━━━ Source excerpt ━━━
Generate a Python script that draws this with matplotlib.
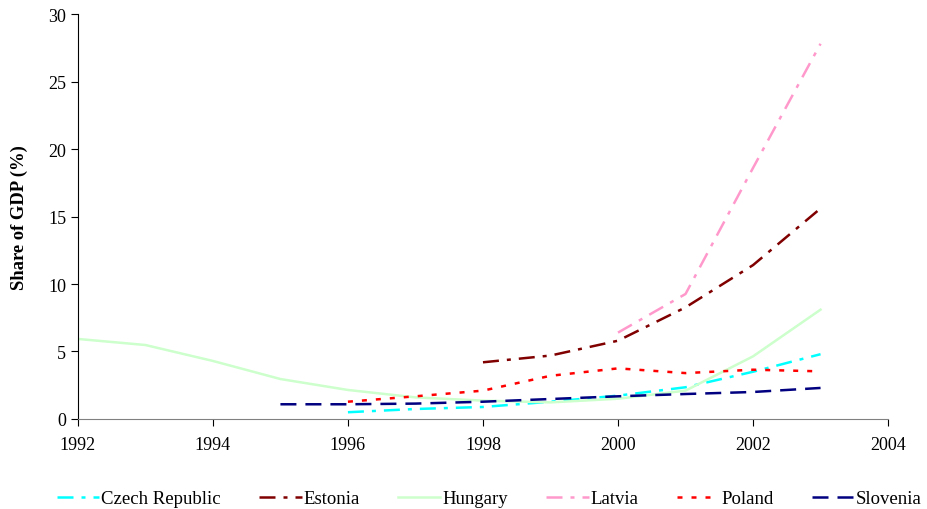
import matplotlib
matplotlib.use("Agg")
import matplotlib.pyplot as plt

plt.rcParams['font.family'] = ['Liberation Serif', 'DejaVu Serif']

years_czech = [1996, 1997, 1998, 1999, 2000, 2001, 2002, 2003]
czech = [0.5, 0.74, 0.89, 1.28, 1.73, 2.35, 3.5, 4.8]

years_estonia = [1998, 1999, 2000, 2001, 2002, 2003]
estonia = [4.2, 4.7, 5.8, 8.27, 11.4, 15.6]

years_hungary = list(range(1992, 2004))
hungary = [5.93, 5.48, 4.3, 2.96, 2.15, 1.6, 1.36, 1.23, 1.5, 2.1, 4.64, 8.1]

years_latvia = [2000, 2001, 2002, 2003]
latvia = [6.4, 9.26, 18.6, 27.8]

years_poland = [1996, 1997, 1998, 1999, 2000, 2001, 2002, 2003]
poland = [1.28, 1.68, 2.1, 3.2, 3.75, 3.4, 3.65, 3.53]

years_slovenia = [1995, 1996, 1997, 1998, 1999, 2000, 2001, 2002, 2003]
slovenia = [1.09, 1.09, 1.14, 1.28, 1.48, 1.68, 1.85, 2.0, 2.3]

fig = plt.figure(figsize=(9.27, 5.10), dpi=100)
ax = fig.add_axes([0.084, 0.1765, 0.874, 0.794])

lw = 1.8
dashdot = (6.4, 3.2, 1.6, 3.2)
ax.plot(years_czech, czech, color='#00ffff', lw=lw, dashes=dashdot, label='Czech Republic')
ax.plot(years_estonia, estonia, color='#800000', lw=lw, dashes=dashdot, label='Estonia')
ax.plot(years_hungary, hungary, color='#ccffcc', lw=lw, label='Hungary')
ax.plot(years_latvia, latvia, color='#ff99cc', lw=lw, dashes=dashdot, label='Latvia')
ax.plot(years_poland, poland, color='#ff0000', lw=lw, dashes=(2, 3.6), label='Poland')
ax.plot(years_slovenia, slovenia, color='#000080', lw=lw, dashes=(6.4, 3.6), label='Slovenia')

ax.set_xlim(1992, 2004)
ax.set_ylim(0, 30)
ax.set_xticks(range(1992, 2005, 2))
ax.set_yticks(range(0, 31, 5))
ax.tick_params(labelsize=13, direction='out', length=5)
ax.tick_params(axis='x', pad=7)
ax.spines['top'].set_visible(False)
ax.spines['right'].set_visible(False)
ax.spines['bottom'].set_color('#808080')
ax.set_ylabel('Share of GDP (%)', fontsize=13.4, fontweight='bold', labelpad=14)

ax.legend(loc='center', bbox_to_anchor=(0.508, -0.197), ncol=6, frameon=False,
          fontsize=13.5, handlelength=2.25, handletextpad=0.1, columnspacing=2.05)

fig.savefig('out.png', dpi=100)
━━━
▶ _Instruction_:
Each line that holds the word "matplotlib" is to be copied.

▶ _Expected answer_:
Generate a Python script that draws this with matplotlib.
import matplotlib
matplotlib.use("Agg")
import matplotlib.pyplot as plt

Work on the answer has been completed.